AIPW Estimation: The AIPW estimator combines the results from steps 1 and 2. It calculates the difference between the expected outcomes under treatment and control for each individual, weighted by the inverse propensity score. Summing these weighted differences provides an estimate of the average treatment effect while accounting for potential bias due to confounding. \end{enumerate}

The AIPW estimator is particularly useful when there are complex interactions and confounding variables in observational studies. By adjusting for the estimated propensity scores and using inverse probability weighting, it helps to mitigate bias and provide more accurate estimates of treatment effects.

It’s important to note that while the AIPW estimator can be a powerful tool for causal inference, it relies on the assumption that the estimated propensity scores are correctly specified and that there are no unmeasured confounding variables. Careful consideration of model assumptions and sensitivity analyses are typically conducted when using the AIPW estimator in practice.

Definition 7.1: Oracle Augmented Inverse Propensity Weighting estimator

We denote $\hat \tau_{\text{AIPW}}^*$ the oracle AIPW estimator, where all the nuisance parameters are supposed to be known, such that: \[\begin{align*} \hat \tau_{\text{AIPW}}^* &= \frac{1}{|\mathcal{I}|}\sum_{i \in \mathcal{I}}\left(\mu_{(1)}(X_i) - \mu_{(0)}(X_i) + \frac{T_i.(Y_i - \mu_{(1)}(X_i))}{e(X_i)}- \frac{(1 - T_i)(Y_i-\mu_{(0)}(X_i))}{1 - e(X_i)}\right) \end{align*}\] where $\mu_{(t)}(X) = \mathbb{E}\left[Y | T=t,X\right]$

Proposition 7.1: Asymptotic properties of $\hat \tau_{\text{AIPW}}^*$

The oracle AIPW, denoted $\hat \tau_{\text{AIPW}}^*$, is consistent, \[\hat \tau_{\text{AIPW}}^* \stackrel{p}{\longrightarrow} \tau, \]

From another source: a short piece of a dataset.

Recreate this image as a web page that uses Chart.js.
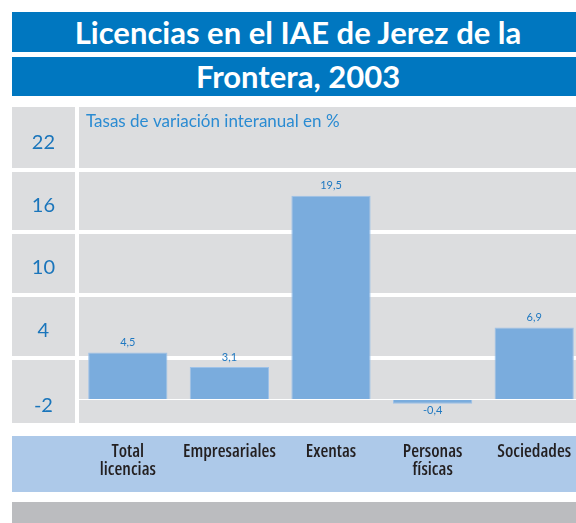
<!DOCTYPE html>
<html>
<head>
<meta charset="utf-8">
<script src="https://cdn.jsdelivr.net/npm/chart.js@4"></script>
<style>
  html, body { margin: 0; padding: 0; background: #fff; overflow: hidden; }
  body { width: 576px; height: 523px; position: relative; }
  #grafico { position: absolute; left: 0; top: 0; }
  .banda {
    position: absolute; left: 12px; width: 564px;
    background: #0077c0; color: #fff;
    font-family: Lato, sans-serif; font-weight: bold; font-size: 31px;
    text-align: center; text-indent: 8px;
  }
  #t1 { top: 12px; height: 40px; line-height: 40px; }
  #t2 { top: 57px; height: 39px; line-height: 39px; }
</style>
</head>
<body>
<canvas id="grafico" width="590" height="523"></canvas>
<div class="banda" id="t1">Licencias en el IAE de Jerez de la</div>
<div class="banda" id="t2">Frontera, 2003</div>
<script>
const categorias = [['Total', 'licencias'], 'Empresariales', 'Exentas', ['Personas', 'físicas'], 'Sociedades'];
const tasas = [4.5, 3.1, 19.5, -0.4, 6.9];
const marcasY = [-2, 4, 10, 16, 22];
const subtitulo = 'Tasas de variación interanual en %';

// bandas de fondo: panel gris, franja azul de categorías y pie gris
const fondos = {
  id: 'fondos',
  beforeDraw(chart) {
    const { ctx, chartArea } = chart;
    const x0 = chart.scales.y.left;
    const w = chart.width - x0;
    ctx.save();
    ctx.fillStyle = '#dcdddf';
    ctx.fillRect(x0, chartArea.top, w, chartArea.bottom - chartArea.top);
    ctx.fillStyle = '#adc9e9';
    ctx.fillRect(x0, chartArea.bottom + 13, w, 56);
    ctx.fillStyle = '#bbbcbf';
    ctx.fillRect(x0, chartArea.bottom + 79, w, chart.height - chartArea.bottom - 79);
    ctx.restore();
  }
};

// subtítulo y valores de cada barra
const rotulos = {
  id: 'rotulos',
  afterDatasetsDraw(chart) {
    const { ctx, chartArea } = chart;
    ctx.save();
    ctx.fillStyle = '#2a8bd2';
    ctx.font = '17px Lato';
    ctx.textAlign = 'left';
    ctx.textBaseline = 'alphabetic';
    ctx.fillText(subtitulo, chartArea.left + 9, chartArea.top + 20);

    ctx.font = '11px Lato';
    ctx.fillStyle = '#1f78c1';
    ctx.textAlign = 'center';
    ctx.textBaseline = 'middle';
    chart.getDatasetMeta(0).data.forEach((bar, i) => {
      const v = tasas[i];
      const txt = String(v).replace('.', ',');
      ctx.fillText(txt, bar.x, v >= 0 ? bar.y - 10 : bar.y + 7);
    });
    ctx.restore();
  }
};

new Chart(document.getElementById('grafico'), {
  type: 'bar',
  data: {
    labels: categorias,
    datasets: [{
      data: tasas,
      backgroundColor: '#7aacdd',
      borderColor: '#9ec2e8',
      borderWidth: 1,
      barPercentage: 0.78,
      categoryPercentage: 1
    }]
  },
  options: {
    responsive: false,
    animation: false,
    layout: { padding: { top: 107, left: 12, right: 5, bottom: 0 } },
    plugins: { legend: { display: false }, tooltip: { enabled: false } },
    scales: {
      x: {
        afterFit: s => { s.height = 100; },
        border: { display: false },
        grid: { display: false },
        ticks: {
          color: '#231f20',
          // ancho estrecho de Open Sans (eje wdth)
          font: { family: '"Open Sans", sans-serif', size: 18, weight: 'condensed 600', lineHeight: 1.0 },
          padding: 12,
          maxRotation: 0,
          autoSkip: false
        }
      },
      y: {
        min: -2.25,
        max: 28,
        afterBuildTicks: s => { s.ticks = [marcasY[0], 0, ...marcasY.slice(1)].map(v => ({ value: v })); },
        afterFit: s => { s.width = 65; },
        border: { color: '#fff', width: 4 },
        grid: {
          color: c => (c.tick && c.tick.value === -2) ? 'rgba(0,0,0,0)' : '#fff',
          lineWidth: c => (c.tick && c.tick.value === 0) ? 1 : 4,
          tickColor: c => (c.tick && (c.tick.value === 0 || c.tick.value === -2)) ? 'rgba(0,0,0,0)' : '#fff',
          tickLength: 65
        },
        ticks: {
          padding: -43,
          crossAlign: 'center',
          labelOffset: -27,
          color: '#1a75bb',
          font: { family: 'Lato', size: 20, lineHeight: 1.2 },
          // la etiqueta inferior queda más baja dentro de su franja
          callback: v => v === 0 ? '' : (v === -2 ? ['', '-2'] : String(v))
        }
      }
    }
  },
  plugins: [fondos, rotulos]
});
</script>
</body>
</html>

and is an asymptotically normal estimator, that is,

\[\sqrt{n}\left(\hat \tau_{\text{AIPW}}^* - \tau \right) \stackrel{d}{\rightarrow} \mathcal{N}\left(0, V_{\text {\tiny AIPW }}^*\right),\]

where, \[V_{\text{AIPW}}^* =\mathbb{E}\left[ \frac{\left(Y^{(1)}-\mu_1(X)\right)^2 }{e(X)} \right]+\mathbb{E}\left[ \frac{(Y^{(0)}-\mu_0(X))^2}{1-e(X)} \right] + \operatorname{Var}[\mu_1(X) - \mu_0(X)].\]

Proof

This oracle doubly-robust estimator can be understood as an M-estimation problem where a function $\Psi(.)$ can be introduced such that

\[\psi(X, A, Y, \boldsymbol{\theta})=\left(\begin{array}{l} A\frac{Y-\mu_1(X)}{e(X)} + \mu_1(X)-\theta_{0} \\ (1-A)\frac{Y-\mu_0(X)}{1-e(X)} + \mu_0(X)-\theta_{1} \\ \left(\theta_{0}-\theta_{1}\right)-\theta_{2} \end{array}\right).\]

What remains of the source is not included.